The risetime performance of charge sensitive preamplifiers is important in many applications.  Some applications are:

The time of flight measurement.  In a time of  flight measurement, a detectable particle travels through one detector, producing a signal, and then to the other detector, also producing a signal.  Fast shaping amplifiers (typ. TC > 10 ns.) are used to amplify and filter the preamplifier signal.  The signal is routed to a constant fraction discriminator and then to a time to digital converter (TDC).  Maximizing the signal to noise ratio divided by rise time of the detector system results in the greatest time resolution.  However, using a preamplifier with a risetime excessively shorter than the electron collection time will not improve performance.

Time resolution can be maximized by improving the system signal to noise ratio divided by rise time.  This can be achieved through component selection and system design choices.  Using preamplifiers with the risetime adjusted to maximize the signal to noise ratio divided by rise time helps.  Donít select a peamplifier based solely on a risetime specification or other design feature.  A separate fast time and energy output is not a measure of quality.  Remember that optimum system energy and time resolution is the goal.  Two different preamplifier designs with equivalent risetime specifications can exhibit  different time resolution performance.  A preamplifier with a very fast risetime response may perform poorly compared to a preamp with a longer risetime.

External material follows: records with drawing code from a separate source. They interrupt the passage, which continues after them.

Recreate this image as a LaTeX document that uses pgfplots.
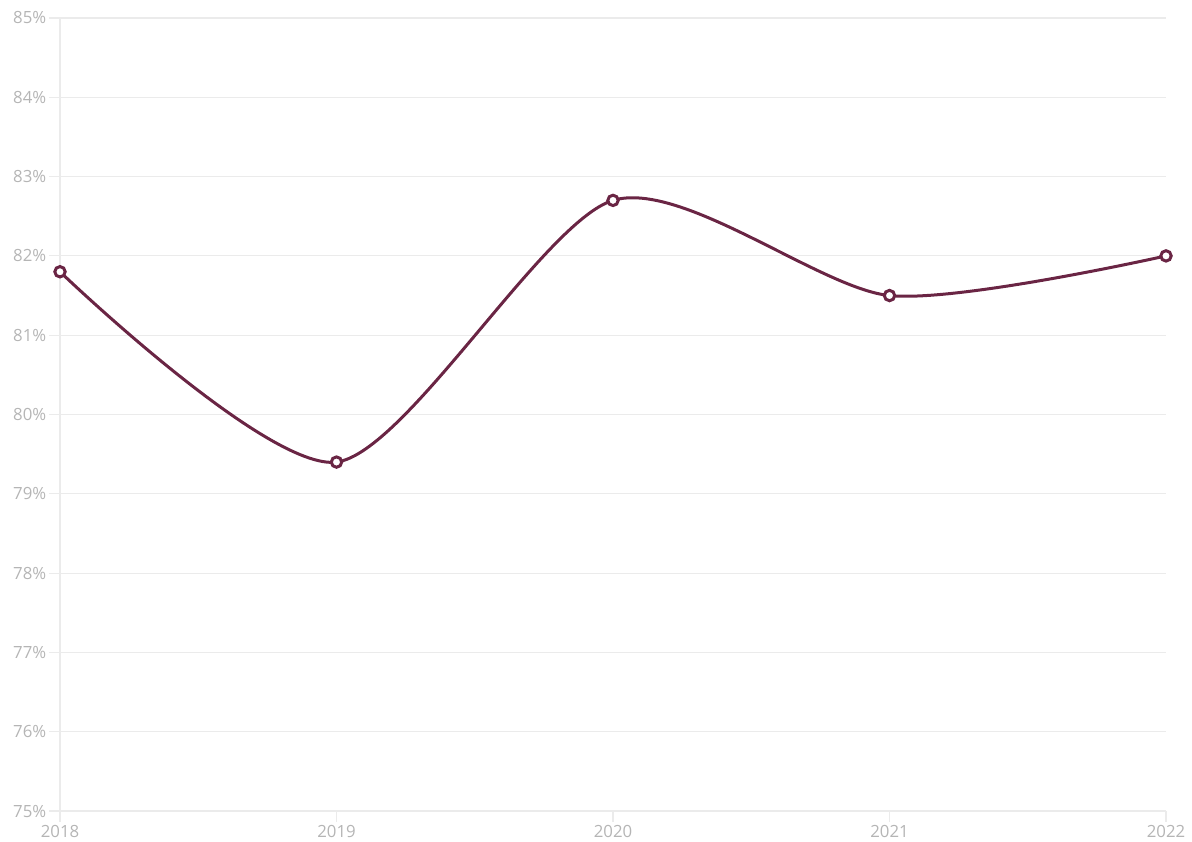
\documentclass[border=0pt]{standalone}
\usepackage{pgfplots}
\pgfplotsset{compat=1.18}
\usepackage{fontspec}
\setmainfont{Open Sans}
\definecolor{linec}{HTML}{6A2544}
\definecolor{gridc}{HTML}{EBEBEB}
\definecolor{labc}{HTML}{B5B5B5}
\begin{document}
\begin{tikzpicture}
\begin{axis}[
  name=ax,
  scale only axis,
  width=553pt, height=396.5pt,
  xmin=2018, xmax=2022, ymin=75, ymax=85,
  xtick={2018,2019,2020,2021,2022},
  ytick={75,76,...,85},
  yticklabel={\pgfmathprintnumber{\tick}\%},
  /pgf/number format/assume math mode=true,
  x tick label style={/pgf/number format/1000 sep={}},
  axis x line*=bottom, axis y line*=left,
  axis line style={gridc, line width=0.6pt},
  ymajorgrids, grid style={gridc, line width=0.6pt},
  major tick length=5.5pt,
  tick style={gridc, line width=0.6pt},
  tick align=outside,
  ticklabel style={font=\fontsize{8.4}{10}\selectfont, text=labc},
  yticklabel style={inner xsep=1.2pt},
  xticklabel style={inner ysep=1.5pt},
  clip=false,
]
\addplot[linec, line width=1.5pt, smooth, tension=0.45,
  mark=*, mark size=2.6pt, mark options={fill=white, draw=linec, line width=1.5pt}]
  coordinates {(2018,81.8) (2019,79.4) (2020,82.7) (2021,81.5) (2022,82.0)};
\end{axis}
\pgfresetboundingbox
\path ([shift={(-30pt,-15pt)}]ax.south west) rectangle ([shift={(13pt,9pt)}]ax.north east);
\end{tikzpicture}
\end{document}
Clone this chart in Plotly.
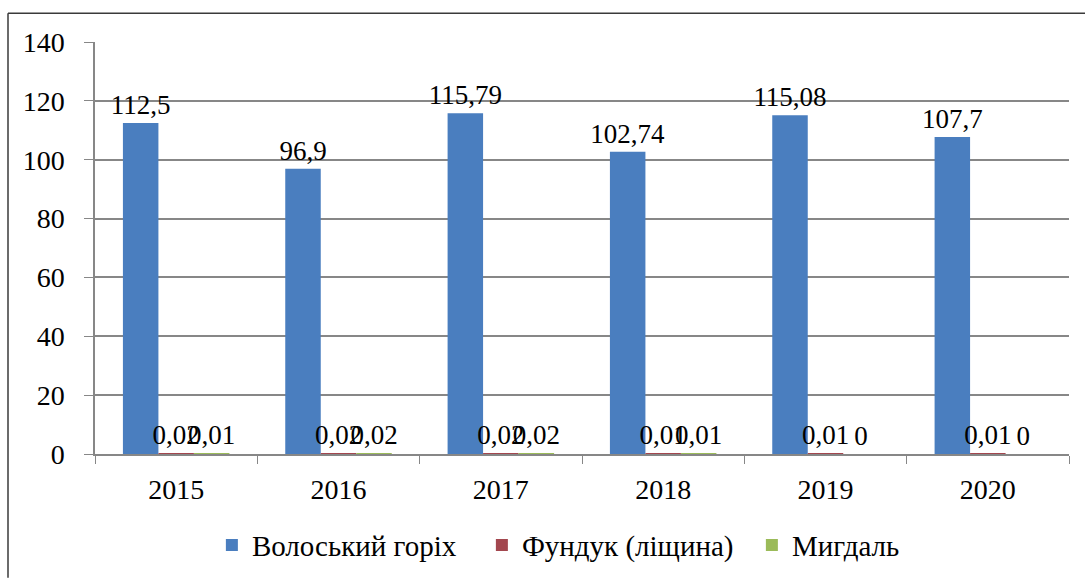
import plotly.graph_objects as go

# Production by year, thousand tonnes
years = ["2015", "2016", "2017", "2018", "2019", "2020"]
walnut = [112.5, 96.9, 115.79, 102.74, 115.08, 107.7]
hazelnut = [0.02, 0.02, 0.02, 0.01, 0.01, 0.01]
almond = [0.01, 0.02, 0.02, 0.01, 0, 0]

series_names = ["Волоський горіх", "Фундук (ліщина)", "Мигдаль"]
series_colors = ["#4A7EBF", "#A3474F", "#9BBB59"]

FONT = "Liberation Serif"
W, H = 1085, 583
ML, MR, MT, MB = 95, 16, 42, 125


def fmt(v):
    # comma decimal separator as in the source data
    return f"{v:g}".replace(".", ",")


fig = go.Figure()
for name, vals, col in zip(series_names, [walnut, hazelnut, almond], series_colors):
    fig.add_trace(go.Bar(
        x=years, y=vals, name=name,
        marker=dict(color=col, line=dict(width=0)),
        text=[fmt(v) for v in vals],
        textposition="outside",
        constraintext="none",
        cliponaxis=False,
        textfont=dict(family=FONT, size=27, color="#000000"),
    ))

# outer frame of the chart (top and left edges visible)
pw = W - ML - MR
ph = H - MT - MB
fx0 = (8 - ML) / pw
fy1 = (H - MB - 13) / ph
fy0 = (H - MB - H) / ph
fx1 = (W - ML) / pw
frame = dict(type="line", xref="paper", yref="paper",
             line=dict(color="#3a3a3a", width=1.5))
shapes = [
    dict(frame, x0=fx0, x1=fx1, y0=fy1, y1=fy1),
    dict(frame, x0=fx0, x1=fx0, y0=fy0, y1=fy1),
]

fig.update_layout(
    width=W, height=H,
    margin=dict(l=ML, r=MR, t=MT, b=MB, pad=0),
    paper_bgcolor="white", plot_bgcolor="white",
    barmode="group", bargap=0.344, bargroupgap=0,
    font=dict(family=FONT, size=27, color="#000000"),
    shapes=shapes,
    showlegend=True,
    legend=dict(
        orientation="h", x=0.120, xanchor="left", y=-0.221, yanchor="middle",
        entrywidth=225, entrywidthmode="pixels",
        font=dict(family=FONT, size=29, color="#000000"),
        bgcolor="rgba(0,0,0,0)", traceorder="normal",
    ),
    xaxis=dict(
        type="category", showgrid=False, showline=True,
        linecolor="#878787", linewidth=1.5,
        ticks="outside", tickson="boundaries", ticklen=8, tickcolor="#878787",
        tickfont=dict(family=FONT, size=28, color="#000000"),
        ticklabelstandoff=10,
    ),
    yaxis=dict(
        range=[0, 140], tickmode="array", tickvals=[0, 20, 40, 60, 80, 100, 120, 140],
        showgrid=True, gridcolor="#878787", gridwidth=1.5,
        showline=True, linecolor="#878787", linewidth=1.5,
        ticks="outside", ticklen=9, tickcolor="#878787",
        tickfont=dict(family=FONT, size=28, color="#000000"),
        ticklabelstandoff=14, zeroline=False,
    ),
)

fig.write_html("out.html")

Risetime discrimination.  Risetime discrimination is used to improve the energy resolution of some types of detectors.  Some detector materials such as Cadmium Telluride (CdTe), Cadmium Zinc Telluride (CZT) and Mercuric Iodide (HgI) suffer from a relatively low positive charge mobility.  This results in an increased probability of recombination resulting in incomplete charge collection and a reduction of the detector energy resolution.  By using risetime discrimination to reject the longer risetime (bad) signals, the apparent resolution can be improved.  Of course the detector efficiency will be reduced.  In this application the preamplifier  risetime can be just short enough to allow full risetime discrimination.  Decreasing the preamplifier risetime excessively beyond the electron collection time will not improve perfomance.